I was the brood of vipers to whom Jesus proclaimed: “The Ninevites will condemn this generation!" Jesus stood directly in front of me; but I could not see him.
To live in the past, to be defined by the past, was to become stuck and stagnant—to become memorialized. It was to become incased in stone, instead of contemplating the terrible and marvelous monuments of the past while shouldering the cross in the present.
But miraculously I, a being completely paralyzed in the past, was able to shoulder my mat and walk home. A miracle of strength only made possible by the Forgiveness of Jesus. The man-child fish who swam to the bottom of my soul and set me free.
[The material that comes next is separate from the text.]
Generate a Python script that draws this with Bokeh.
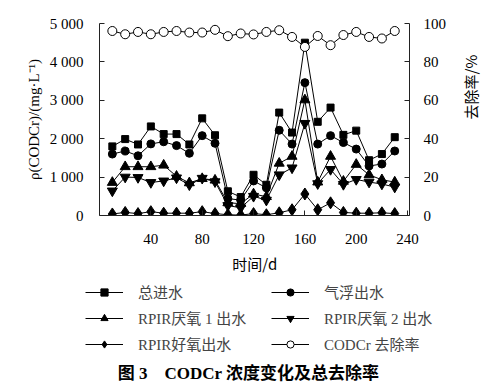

I am low today. I don’t understand things very well. I don’t understand people very well because I am a people and I don’t understand myself. It means I can’t cary the burden. I can’t cary the burden of Being. I am no atlas. Yet it is from this low vantage point, I have learned that looking up just requires opening my eyes.
The lowering of the paralyzed man on his mat is more than a story of four men doing the right thing. It is the story of how to go again. How to get moving again. How to get unstuck. I am stuck. Which is not very different than saying that I am afraid. Paralysis grows over a lifetime. The byproduct of an ego constantly exposed to the unknown—with its withering glare—its slithering, changing nature—with its ever rotating swords of flame. I close my eyes to it. I lay hand in hand with sleep and death. Fight or flight?… I choose neither. I choose paralysis. There is a viper far below what I know. In my lowness, I feel it—I freeze—I petrify. The world I cannot see is precipice and pit. Don’t move. But in that spirit world, in that divided kingdom, I am Lazarus entombed. I am the paralytic. I can not find my way in to forgiveness—to salvation—to healing—to moving again. I can not lift a finger. I hear the riot within. Who can bear up? How to get in when I can no longer move? I need the shipmates of Jonah, I need the hands of Mother, I need balaam’s donkey, I need that which listens to a voice I can no longer hear, I need that which carries me—flawed and flogged as I am—flawlessly, faithfully—to my destiny. My errors, my near-misses, draw me to the face of the Son of Man. Can I change? Can I actually walk again? A portal opens to the unknown. I am lowered down. The four men—the shipmates of Jonah—look down with concern as I sink: Will he make it? I must go within. In humiliation. In trust I descend. Servants of Mother, donkey, body, nature, flesh, material world, ship and shipmates—your job is done. I thank you for your service but I am no longer your burden. I have hit bottom. It is the one who is sick who must face the healer.
There I lay—paralyzed—wretchedly immobile—finally and utterly in between my reason—my pharisees— and the One who says, “Trust.” Exposed for all in Galilee to see. In the depths of who I am, my life is laid down. In the face of Truth, yet still under the mocking glare of “another reasonable argument”—I trust. I have so much to be forgiven. I have so many I need to love. Change begins. I feel the heaviness drain away. Lightness in my limbs. My strength is returning. I can move. For the first time since I was struck with this deadly palsy, I can move. To move is to live. To stand up is victory. I can pick up this mat I made so long ago. I can once again carry the burden of Being and with the joy of salvation, go home.
Some meet Jesus with arguments through the front door. To trap him. To surround Him with reasonable arguments. Determined to hide one miracle inside of all that reason. To make sure He understands all the laws of physics. Then be quiet you! I’ll do the rest.
Others meet Jesus with expectations through the side door. Excited to see something new, but certainly not strange.
But the only person who truly meets Jesus, meets Him though brokenness, blindness, sickness and death, while grabbing at hems, in the lowest places, in not understanding—meets him outside of expectation and rational arguments—neither through front door or side door—but beyond all reason, from outside and lowered down—helpless and paralyzed.
And the most difficult thing--the strangest thing--for everyone to understand except the man who can't move-is that forgiveness of sins is the same as standing up and going home.